◆ **Goal of the exercise**: Set down, exactly as written, the lines from the top of the data to the line that holds "8, 8, 8, 7, 6, 5]", and omit the pictures.

◆ **Data extract**:
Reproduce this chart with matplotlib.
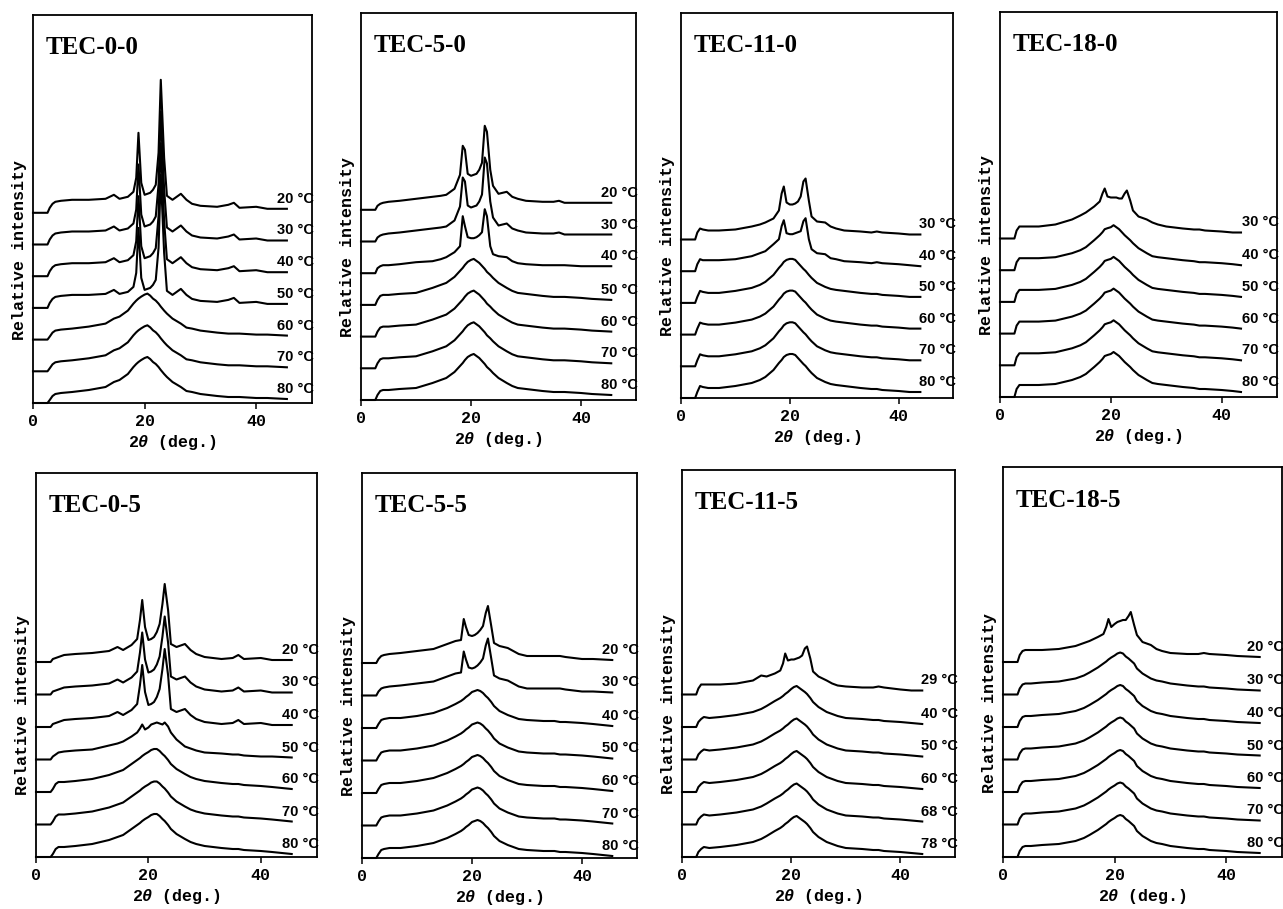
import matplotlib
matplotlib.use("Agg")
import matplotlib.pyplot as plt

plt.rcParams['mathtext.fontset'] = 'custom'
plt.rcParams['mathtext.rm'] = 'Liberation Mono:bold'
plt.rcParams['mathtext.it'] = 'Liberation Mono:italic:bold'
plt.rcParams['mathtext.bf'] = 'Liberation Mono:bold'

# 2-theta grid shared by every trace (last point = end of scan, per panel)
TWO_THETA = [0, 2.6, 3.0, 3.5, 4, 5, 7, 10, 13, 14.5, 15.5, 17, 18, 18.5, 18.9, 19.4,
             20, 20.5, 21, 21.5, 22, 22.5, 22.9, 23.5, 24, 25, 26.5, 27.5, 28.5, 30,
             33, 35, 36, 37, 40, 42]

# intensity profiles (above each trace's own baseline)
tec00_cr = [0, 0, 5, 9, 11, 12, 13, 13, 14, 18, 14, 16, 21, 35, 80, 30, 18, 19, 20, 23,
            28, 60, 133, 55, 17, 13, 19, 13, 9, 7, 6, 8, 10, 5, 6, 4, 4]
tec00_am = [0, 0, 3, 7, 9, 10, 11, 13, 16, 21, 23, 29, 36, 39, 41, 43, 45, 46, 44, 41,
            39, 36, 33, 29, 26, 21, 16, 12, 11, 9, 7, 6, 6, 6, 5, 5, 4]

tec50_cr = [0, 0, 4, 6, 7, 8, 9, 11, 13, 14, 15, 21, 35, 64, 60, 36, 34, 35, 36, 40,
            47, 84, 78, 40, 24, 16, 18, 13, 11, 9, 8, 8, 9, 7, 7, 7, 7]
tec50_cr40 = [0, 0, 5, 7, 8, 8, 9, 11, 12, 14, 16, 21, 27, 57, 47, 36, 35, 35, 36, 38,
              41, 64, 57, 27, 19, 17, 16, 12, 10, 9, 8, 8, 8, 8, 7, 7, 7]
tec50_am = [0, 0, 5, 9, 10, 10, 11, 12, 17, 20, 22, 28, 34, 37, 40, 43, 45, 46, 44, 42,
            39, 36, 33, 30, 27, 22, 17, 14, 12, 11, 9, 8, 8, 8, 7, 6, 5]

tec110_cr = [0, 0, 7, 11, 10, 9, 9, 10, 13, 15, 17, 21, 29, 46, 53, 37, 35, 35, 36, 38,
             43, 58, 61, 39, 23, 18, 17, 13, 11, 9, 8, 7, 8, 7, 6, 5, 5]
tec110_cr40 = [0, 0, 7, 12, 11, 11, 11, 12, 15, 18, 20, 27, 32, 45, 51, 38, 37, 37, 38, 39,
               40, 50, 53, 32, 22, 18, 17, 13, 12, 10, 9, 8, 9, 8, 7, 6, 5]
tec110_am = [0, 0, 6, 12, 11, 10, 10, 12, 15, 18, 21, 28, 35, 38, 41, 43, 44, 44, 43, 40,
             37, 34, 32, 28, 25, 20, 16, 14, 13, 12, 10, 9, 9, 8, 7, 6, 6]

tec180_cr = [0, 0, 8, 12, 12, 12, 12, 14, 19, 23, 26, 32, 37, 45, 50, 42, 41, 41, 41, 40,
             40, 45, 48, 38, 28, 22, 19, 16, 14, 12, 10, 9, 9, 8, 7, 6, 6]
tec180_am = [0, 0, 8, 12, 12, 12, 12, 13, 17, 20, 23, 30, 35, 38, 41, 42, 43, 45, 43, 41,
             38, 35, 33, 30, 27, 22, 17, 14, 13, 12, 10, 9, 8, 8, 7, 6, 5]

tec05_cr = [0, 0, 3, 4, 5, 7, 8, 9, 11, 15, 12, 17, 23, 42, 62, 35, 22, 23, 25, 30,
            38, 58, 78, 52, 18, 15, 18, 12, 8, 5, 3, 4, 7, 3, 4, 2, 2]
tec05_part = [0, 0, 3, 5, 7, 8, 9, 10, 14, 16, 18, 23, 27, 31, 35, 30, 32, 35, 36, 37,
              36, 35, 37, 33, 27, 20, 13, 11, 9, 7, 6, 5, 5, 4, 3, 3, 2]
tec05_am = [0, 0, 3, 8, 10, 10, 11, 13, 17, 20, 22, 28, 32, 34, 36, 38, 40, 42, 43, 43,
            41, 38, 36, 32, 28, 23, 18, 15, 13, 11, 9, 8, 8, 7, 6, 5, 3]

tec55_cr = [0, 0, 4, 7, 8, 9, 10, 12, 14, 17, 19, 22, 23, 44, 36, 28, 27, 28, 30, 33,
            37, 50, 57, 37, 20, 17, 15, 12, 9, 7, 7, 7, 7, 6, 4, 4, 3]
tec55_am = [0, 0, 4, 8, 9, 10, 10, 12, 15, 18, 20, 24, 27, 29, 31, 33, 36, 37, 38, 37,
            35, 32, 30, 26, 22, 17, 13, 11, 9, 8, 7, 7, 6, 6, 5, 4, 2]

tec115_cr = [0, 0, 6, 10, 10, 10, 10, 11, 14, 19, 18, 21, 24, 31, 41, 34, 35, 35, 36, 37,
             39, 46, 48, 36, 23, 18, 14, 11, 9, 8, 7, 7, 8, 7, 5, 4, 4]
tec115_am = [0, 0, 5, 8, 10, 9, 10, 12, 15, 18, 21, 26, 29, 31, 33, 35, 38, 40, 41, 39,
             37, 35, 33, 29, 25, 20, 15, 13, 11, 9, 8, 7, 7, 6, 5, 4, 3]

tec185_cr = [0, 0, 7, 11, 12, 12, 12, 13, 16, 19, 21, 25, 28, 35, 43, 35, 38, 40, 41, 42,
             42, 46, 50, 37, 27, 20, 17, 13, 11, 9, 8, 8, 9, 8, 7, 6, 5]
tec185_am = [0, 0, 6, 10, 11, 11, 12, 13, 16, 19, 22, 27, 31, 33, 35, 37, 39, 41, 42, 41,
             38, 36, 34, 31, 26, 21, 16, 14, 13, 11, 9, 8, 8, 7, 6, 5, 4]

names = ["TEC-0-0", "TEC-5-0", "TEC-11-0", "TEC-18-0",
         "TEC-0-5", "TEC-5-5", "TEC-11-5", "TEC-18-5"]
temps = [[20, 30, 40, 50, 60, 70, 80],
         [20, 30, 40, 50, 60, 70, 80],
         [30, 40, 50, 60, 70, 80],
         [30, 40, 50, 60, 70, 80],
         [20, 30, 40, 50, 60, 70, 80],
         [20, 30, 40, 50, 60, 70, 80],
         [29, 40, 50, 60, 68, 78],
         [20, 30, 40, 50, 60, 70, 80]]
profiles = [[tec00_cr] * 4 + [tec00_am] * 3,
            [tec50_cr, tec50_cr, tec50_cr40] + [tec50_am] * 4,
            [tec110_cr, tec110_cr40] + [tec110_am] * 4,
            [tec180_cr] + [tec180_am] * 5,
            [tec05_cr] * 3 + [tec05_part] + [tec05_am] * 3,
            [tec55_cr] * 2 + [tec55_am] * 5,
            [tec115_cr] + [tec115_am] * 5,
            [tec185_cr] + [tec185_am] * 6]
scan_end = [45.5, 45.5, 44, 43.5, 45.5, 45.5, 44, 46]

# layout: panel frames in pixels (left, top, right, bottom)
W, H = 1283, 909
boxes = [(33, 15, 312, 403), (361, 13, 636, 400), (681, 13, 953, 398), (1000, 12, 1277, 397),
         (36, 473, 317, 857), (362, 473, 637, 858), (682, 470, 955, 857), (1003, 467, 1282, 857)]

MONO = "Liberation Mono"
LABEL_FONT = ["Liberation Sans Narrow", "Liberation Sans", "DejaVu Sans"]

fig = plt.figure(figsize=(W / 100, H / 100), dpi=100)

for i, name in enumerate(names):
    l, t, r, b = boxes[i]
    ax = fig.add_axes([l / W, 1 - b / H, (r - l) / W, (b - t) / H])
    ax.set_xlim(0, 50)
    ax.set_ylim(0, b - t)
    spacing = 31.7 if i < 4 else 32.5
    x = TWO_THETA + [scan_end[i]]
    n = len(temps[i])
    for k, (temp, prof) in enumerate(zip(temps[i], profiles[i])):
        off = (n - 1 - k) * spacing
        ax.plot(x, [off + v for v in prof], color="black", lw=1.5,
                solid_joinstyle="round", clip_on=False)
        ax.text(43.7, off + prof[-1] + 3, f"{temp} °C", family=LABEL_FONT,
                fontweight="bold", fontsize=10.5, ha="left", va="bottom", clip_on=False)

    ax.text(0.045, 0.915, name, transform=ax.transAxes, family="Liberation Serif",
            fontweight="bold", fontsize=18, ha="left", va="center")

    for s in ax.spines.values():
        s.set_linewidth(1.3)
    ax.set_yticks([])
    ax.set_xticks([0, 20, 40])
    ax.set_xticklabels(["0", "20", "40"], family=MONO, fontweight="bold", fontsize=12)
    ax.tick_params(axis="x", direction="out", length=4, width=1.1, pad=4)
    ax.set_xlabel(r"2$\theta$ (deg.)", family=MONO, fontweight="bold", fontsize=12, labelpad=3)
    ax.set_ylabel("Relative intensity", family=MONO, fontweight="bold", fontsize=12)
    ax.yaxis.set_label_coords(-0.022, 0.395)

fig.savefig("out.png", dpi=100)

◆ **Answer to this problem**:
Reproduce this chart with matplotlib.
import matplotlib
matplotlib.use("Agg")
import matplotlib.pyplot as plt

plt.rcParams['mathtext.fontset'] = 'custom'
plt.rcParams['mathtext.rm'] = 'Liberation Mono:bold'
plt.rcParams['mathtext.it'] = 'Liberation Mono:italic:bold'
plt.rcParams['mathtext.bf'] = 'Liberation Mono:bold'

# 2-theta grid shared by every trace (last point = end of scan, per panel)
TWO_THETA = [0, 2.6, 3.0, 3.5, 4, 5, 7, 10, 13, 14.5, 15.5, 17, 18, 18.5, 18.9, 19.4,
             20, 20.5, 21, 21.5, 22, 22.5, 22.9, 23.5, 24, 25, 26.5, 27.5, 28.5, 30,
             33, 35, 36, 37, 40, 42]

# intensity profiles (above each trace's own baseline)
tec00_cr = [0, 0, 5, 9, 11, 12, 13, 13, 14, 18, 14, 16, 21, 35, 80, 30, 18, 19, 20, 23,
            28, 60, 133, 55, 17, 13, 19, 13, 9, 7, 6, 8, 10, 5, 6, 4, 4]
tec00_am = [0, 0, 3, 7, 9, 10, 11, 13, 16, 21, 23, 29, 36, 39, 41, 43, 45, 46, 44, 41,
            39, 36, 33, 29, 26, 21, 16, 12, 11, 9, 7, 6, 6, 6, 5, 5, 4]

tec50_cr = [0, 0, 4, 6, 7, 8, 9, 11, 13, 14, 15, 21, 35, 64, 60, 36, 34, 35, 36, 40,
            47, 84, 78, 40, 24, 16, 18, 13, 11, 9, 8, 8, 9, 7, 7, 7, 7]
tec50_cr40 = [0, 0, 5, 7, 8, 8, 9, 11, 12, 14, 16, 21, 27, 57, 47, 36, 35, 35, 36, 38,
              41, 64, 57, 27, 19, 17, 16, 12, 10, 9, 8, 8, 8, 8, 7, 7, 7]
tec50_am = [0, 0, 5, 9, 10, 10, 11, 12, 17, 20, 22, 28, 34, 37, 40, 43, 45, 46, 44, 42,
            39, 36, 33, 30, 27, 22, 17, 14, 12, 11, 9, 8, 8, 8, 7, 6, 5]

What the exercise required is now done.